##### Data segment

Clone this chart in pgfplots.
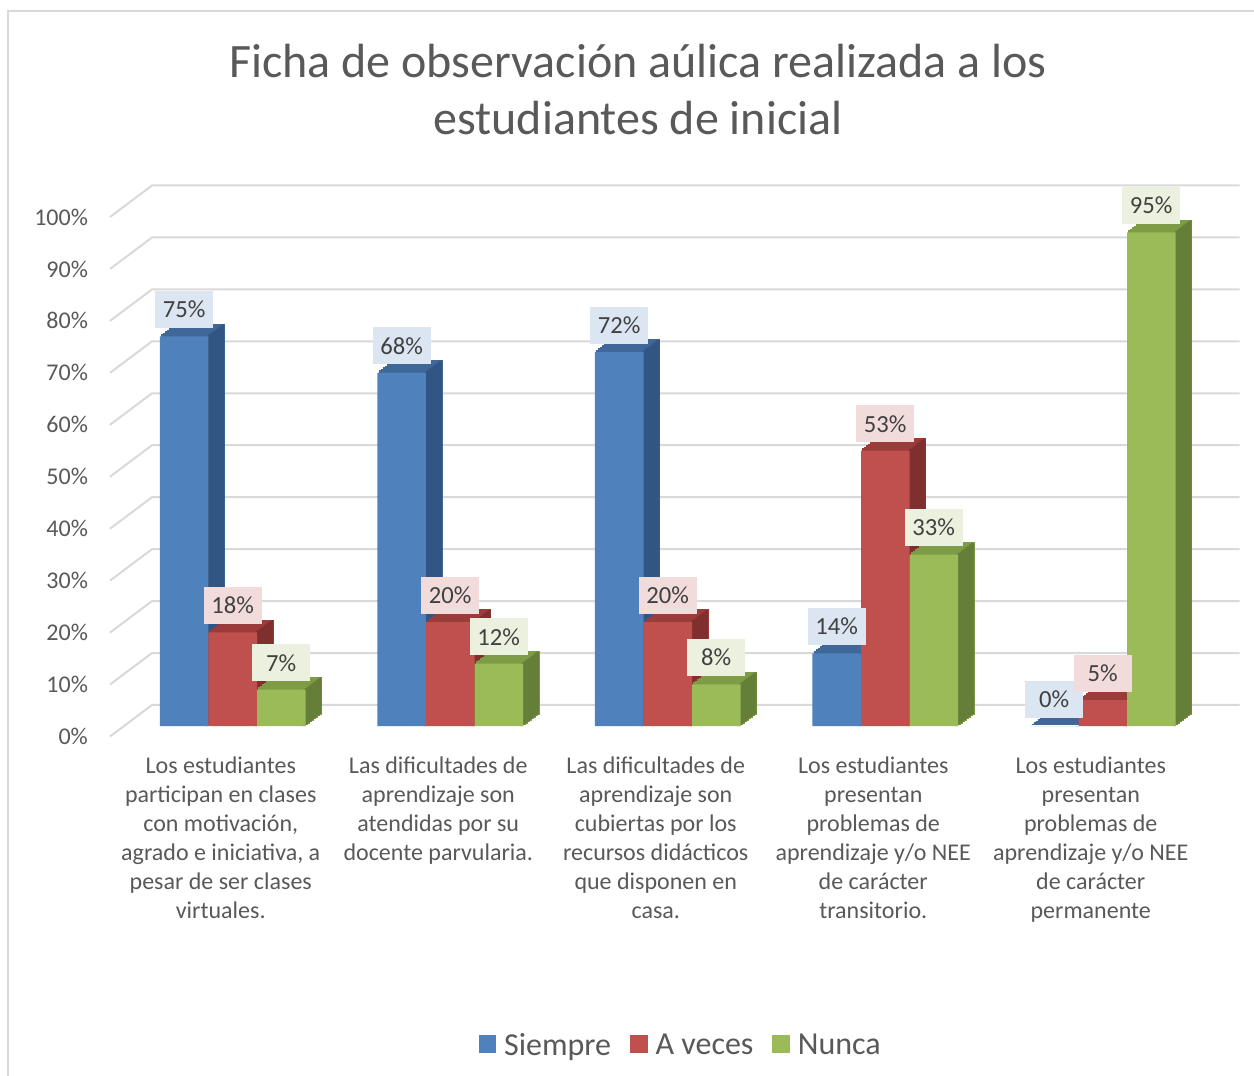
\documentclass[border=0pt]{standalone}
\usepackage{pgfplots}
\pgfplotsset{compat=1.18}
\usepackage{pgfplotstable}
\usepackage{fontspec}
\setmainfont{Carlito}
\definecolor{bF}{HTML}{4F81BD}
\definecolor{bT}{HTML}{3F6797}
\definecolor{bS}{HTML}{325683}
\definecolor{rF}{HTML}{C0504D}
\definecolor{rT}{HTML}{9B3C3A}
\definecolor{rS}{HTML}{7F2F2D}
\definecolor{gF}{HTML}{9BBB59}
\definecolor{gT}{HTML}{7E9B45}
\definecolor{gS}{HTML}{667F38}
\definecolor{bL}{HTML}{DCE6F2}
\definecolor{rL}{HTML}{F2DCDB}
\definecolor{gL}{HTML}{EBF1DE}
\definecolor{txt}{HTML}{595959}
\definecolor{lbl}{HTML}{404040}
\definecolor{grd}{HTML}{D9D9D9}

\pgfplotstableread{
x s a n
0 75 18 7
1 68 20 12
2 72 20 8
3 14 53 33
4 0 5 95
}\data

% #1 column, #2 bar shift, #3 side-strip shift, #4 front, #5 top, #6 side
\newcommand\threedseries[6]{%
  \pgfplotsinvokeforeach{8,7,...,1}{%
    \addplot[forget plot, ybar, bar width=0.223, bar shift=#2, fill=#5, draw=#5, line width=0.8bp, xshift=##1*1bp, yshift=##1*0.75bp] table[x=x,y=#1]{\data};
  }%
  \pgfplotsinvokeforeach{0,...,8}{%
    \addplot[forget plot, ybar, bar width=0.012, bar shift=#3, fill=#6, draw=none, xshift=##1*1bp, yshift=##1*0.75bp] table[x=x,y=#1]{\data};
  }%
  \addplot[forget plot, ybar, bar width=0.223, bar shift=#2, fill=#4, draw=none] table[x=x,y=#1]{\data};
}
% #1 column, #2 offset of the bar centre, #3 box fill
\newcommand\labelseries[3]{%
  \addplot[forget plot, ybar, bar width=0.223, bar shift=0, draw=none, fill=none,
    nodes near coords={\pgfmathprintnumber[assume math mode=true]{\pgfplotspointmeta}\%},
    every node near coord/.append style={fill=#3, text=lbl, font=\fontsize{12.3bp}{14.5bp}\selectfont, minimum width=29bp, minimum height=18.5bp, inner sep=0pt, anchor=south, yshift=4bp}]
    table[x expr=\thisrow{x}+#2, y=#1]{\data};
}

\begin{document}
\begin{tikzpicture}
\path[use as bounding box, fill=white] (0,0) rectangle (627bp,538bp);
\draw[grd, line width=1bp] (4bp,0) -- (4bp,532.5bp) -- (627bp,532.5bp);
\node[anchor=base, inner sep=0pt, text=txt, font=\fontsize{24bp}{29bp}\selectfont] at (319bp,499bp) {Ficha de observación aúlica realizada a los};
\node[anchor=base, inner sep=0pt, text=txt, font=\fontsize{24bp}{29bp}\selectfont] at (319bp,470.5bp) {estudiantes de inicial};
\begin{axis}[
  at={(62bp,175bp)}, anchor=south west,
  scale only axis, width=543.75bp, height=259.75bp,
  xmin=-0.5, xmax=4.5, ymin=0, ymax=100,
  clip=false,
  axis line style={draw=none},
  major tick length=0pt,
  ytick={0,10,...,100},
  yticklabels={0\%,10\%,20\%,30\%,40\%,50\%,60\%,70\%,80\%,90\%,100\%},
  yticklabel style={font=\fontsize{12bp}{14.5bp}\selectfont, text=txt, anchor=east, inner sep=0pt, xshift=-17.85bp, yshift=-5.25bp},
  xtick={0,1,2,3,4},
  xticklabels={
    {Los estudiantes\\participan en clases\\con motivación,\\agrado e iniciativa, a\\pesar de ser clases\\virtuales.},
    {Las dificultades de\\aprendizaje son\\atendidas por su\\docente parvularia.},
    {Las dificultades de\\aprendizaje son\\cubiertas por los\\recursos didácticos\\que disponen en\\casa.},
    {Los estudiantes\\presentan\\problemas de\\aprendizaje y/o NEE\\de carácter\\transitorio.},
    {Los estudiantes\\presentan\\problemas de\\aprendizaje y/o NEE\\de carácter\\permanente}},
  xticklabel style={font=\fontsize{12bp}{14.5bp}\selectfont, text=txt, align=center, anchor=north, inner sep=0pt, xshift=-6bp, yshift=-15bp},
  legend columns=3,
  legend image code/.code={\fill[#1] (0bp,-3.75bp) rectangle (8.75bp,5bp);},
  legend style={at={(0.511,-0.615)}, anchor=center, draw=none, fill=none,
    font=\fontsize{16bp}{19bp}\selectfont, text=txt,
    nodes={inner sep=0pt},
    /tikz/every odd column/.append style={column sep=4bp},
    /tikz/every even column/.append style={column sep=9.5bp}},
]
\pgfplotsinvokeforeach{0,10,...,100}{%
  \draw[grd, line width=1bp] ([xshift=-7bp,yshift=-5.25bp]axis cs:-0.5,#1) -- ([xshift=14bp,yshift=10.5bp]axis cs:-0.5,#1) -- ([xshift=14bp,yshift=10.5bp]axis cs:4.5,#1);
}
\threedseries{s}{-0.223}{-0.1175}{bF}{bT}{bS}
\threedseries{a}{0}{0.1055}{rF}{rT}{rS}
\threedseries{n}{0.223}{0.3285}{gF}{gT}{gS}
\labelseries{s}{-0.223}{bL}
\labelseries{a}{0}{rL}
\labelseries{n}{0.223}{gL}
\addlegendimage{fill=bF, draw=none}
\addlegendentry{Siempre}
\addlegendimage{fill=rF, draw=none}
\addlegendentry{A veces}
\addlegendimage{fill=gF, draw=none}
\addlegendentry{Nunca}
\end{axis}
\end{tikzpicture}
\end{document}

##########

Print the whole listing above once more, word for word, without its pictures.

### Response to this task
Clone this chart in pgfplots.
\documentclass[border=0pt]{standalone}
\usepackage{pgfplots}
\pgfplotsset{compat=1.18}
\usepackage{pgfplotstable}
\usepackage{fontspec}
\setmainfont{Carlito}
\definecolor{bF}{HTML}{4F81BD}
\definecolor{bT}{HTML}{3F6797}
\definecolor{bS}{HTML}{325683}
\definecolor{rF}{HTML}{C0504D}
\definecolor{rT}{HTML}{9B3C3A}
\definecolor{rS}{HTML}{7F2F2D}
\definecolor{gF}{HTML}{9BBB59}
\definecolor{gT}{HTML}{7E9B45}
\definecolor{gS}{HTML}{667F38}
\definecolor{bL}{HTML}{DCE6F2}
\definecolor{rL}{HTML}{F2DCDB}
\definecolor{gL}{HTML}{EBF1DE}
\definecolor{txt}{HTML}{595959}
\definecolor{lbl}{HTML}{404040}
\definecolor{grd}{HTML}{D9D9D9}

\pgfplotstableread{
x s a n
0 75 18 7
1 68 20 12
2 72 20 8
3 14 53 33
4 0 5 95
}\data

% #1 column, #2 bar shift, #3 side-strip shift, #4 front, #5 top, #6 side
\newcommand\threedseries[6]{%
  \pgfplotsinvokeforeach{8,7,...,1}{%
    \addplot[forget plot, ybar, bar width=0.223, bar shift=#2, fill=#5, draw=#5, line width=0.8bp, xshift=##1*1bp, yshift=##1*0.75bp] table[x=x,y=#1]{\data};
  }%
  \pgfplotsinvokeforeach{0,...,8}{%
    \addplot[forget plot, ybar, bar width=0.012, bar shift=#3, fill=#6, draw=none, xshift=##1*1bp, yshift=##1*0.75bp] table[x=x,y=#1]{\data};
  }%
  \addplot[forget plot, ybar, bar width=0.223, bar shift=#2, fill=#4, draw=none] table[x=x,y=#1]{\data};
}
% #1 column, #2 offset of the bar centre, #3 box fill
\newcommand\labelseries[3]{%
  \addplot[forget plot, ybar, bar width=0.223, bar shift=0, draw=none, fill=none,
    nodes near coords={\pgfmathprintnumber[assume math mode=true]{\pgfplotspointmeta}\%},
    every node near coord/.append style={fill=#3, text=lbl, font=\fontsize{12.3bp}{14.5bp}\selectfont, minimum width=29bp, minimum height=18.5bp, inner sep=0pt, anchor=south, yshift=4bp}]
    table[x expr=\thisrow{x}+#2, y=#1]{\data};
}

\begin{document}
\begin{tikzpicture}
\path[use as bounding box, fill=white] (0,0) rectangle (627bp,538bp);
\draw[grd, line width=1bp] (4bp,0) -- (4bp,532.5bp) -- (627bp,532.5bp);
\node[anchor=base, inner sep=0pt, text=txt, font=\fontsize{24bp}{29bp}\selectfont] at (319bp,499bp) {Ficha de observación aúlica realizada a los};
\node[anchor=base, inner sep=0pt, text=txt, font=\fontsize{24bp}{29bp}\selectfont] at (319bp,470.5bp) {estudiantes de inicial};
\begin{axis}[
  at={(62bp,175bp)}, anchor=south west,
  scale only axis, width=543.75bp, height=259.75bp,
  xmin=-0.5, xmax=4.5, ymin=0, ymax=100,
  clip=false,
  axis line style={draw=none},
  major tick length=0pt,
  ytick={0,10,...,100},
  yticklabels={0\%,10\%,20\%,30\%,40\%,50\%,60\%,70\%,80\%,90\%,100\%},
  yticklabel style={font=\fontsize{12bp}{14.5bp}\selectfont, text=txt, anchor=east, inner sep=0pt, xshift=-17.85bp, yshift=-5.25bp},
  xtick={0,1,2,3,4},
  xticklabels={
    {Los estudiantes\\participan en clases\\con motivación,\\agrado e iniciativa, a\\pesar de ser clases\\virtuales.},
    {Las dificultades de\\aprendizaje son\\atendidas por su\\docente parvularia.},
    {Las dificultades de\\aprendizaje son\\cubiertas por los\\recursos didácticos\\que disponen en\\casa.},
    {Los estudiantes\\presentan\\problemas de\\aprendizaje y/o NEE\\de carácter\\transitorio.},
    {Los estudiantes\\presentan\\problemas de\\aprendizaje y/o NEE\\de carácter\\permanente}},
  xticklabel style={font=\fontsize{12bp}{14.5bp}\selectfont, text=txt, align=center, anchor=north, inner sep=0pt, xshift=-6bp, yshift=-15bp},
  legend columns=3,
  legend image code/.code={\fill[#1] (0bp,-3.75bp) rectangle (8.75bp,5bp);},
  legend style={at={(0.511,-0.615)}, anchor=center, draw=none, fill=none,
    font=\fontsize{16bp}{19bp}\selectfont, text=txt,
    nodes={inner sep=0pt},
    /tikz/every odd column/.append style={column sep=4bp},
    /tikz/every even column/.append style={column sep=9.5bp}},
]
\pgfplotsinvokeforeach{0,10,...,100}{%
  \draw[grd, line width=1bp] ([xshift=-7bp,yshift=-5.25bp]axis cs:-0.5,#1) -- ([xshift=14bp,yshift=10.5bp]axis cs:-0.5,#1) -- ([xshift=14bp,yshift=10.5bp]axis cs:4.5,#1);
}
\threedseries{s}{-0.223}{-0.1175}{bF}{bT}{bS}
\threedseries{a}{0}{0.1055}{rF}{rT}{rS}
\threedseries{n}{0.223}{0.3285}{gF}{gT}{gS}
\labelseries{s}{-0.223}{bL}
\labelseries{a}{0}{rL}
\labelseries{n}{0.223}{gL}
\addlegendimage{fill=bF, draw=none}
\addlegendentry{Siempre}
\addlegendimage{fill=rF, draw=none}
\addlegendentry{A veces}
\addlegendimage{fill=gF, draw=none}
\addlegendentry{Nunca}
\end{axis}
\end{tikzpicture}
\end{document}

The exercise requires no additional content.